Szijjarto: Hungary-China relations ‘stable’, underpinned by good cultural cooperation
Hungary and China maintain predictable and mutually respectful relations, including with Hong Kong, abiding by the “one country, two systems” principle, Szijjarto said at the event.
Hungary would have barely survived the pandemic without the medical PPE and other equipment from China, he said at the museum founded by Hong Kong-born businesswoman Queenie Rosita Law.
When it comes to bilateral cooperation, records are being smashed every year, he said, adding that relations should not be expressed in just numbers but also at a human level through education and culture.
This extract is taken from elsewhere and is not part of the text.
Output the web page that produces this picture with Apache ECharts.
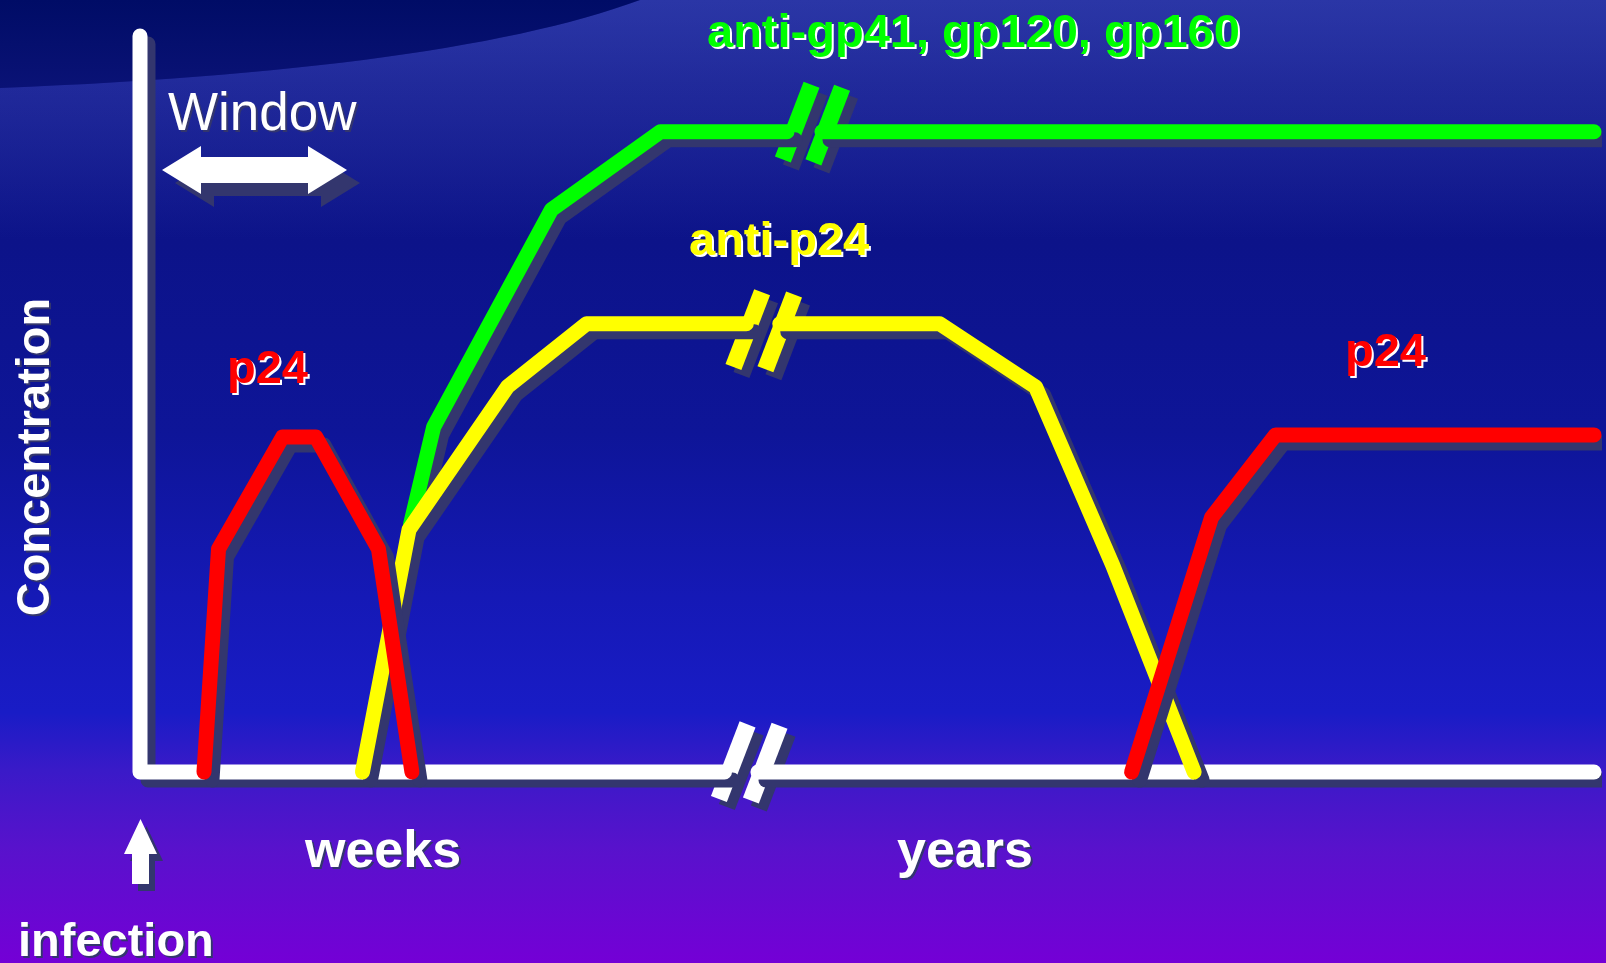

Budapest is home to five Confucius Institutes, while Beijing has hosted the Hungarian Cultural Institute for almost a decade, Szijjarto noted. Also, Hungarian can be studied in several Chinese locations, he added.
Thanking Queenie Rosita Law and her husband for investing much time, energy and money in the project, the minister said the 1,000sqm exhibition space in the former Rausch villa on Andrassy Avenue added colour to Budapest’s already vibrant art life, creating an opportunity for contemporary Hungarian artists to access the world stage.
The family’s corporate group set up its central European headquarters in Budapest, he noted, adding that the government strove to ensure the most competitive investment environment in Europe “despite today’s unparalleled strife”.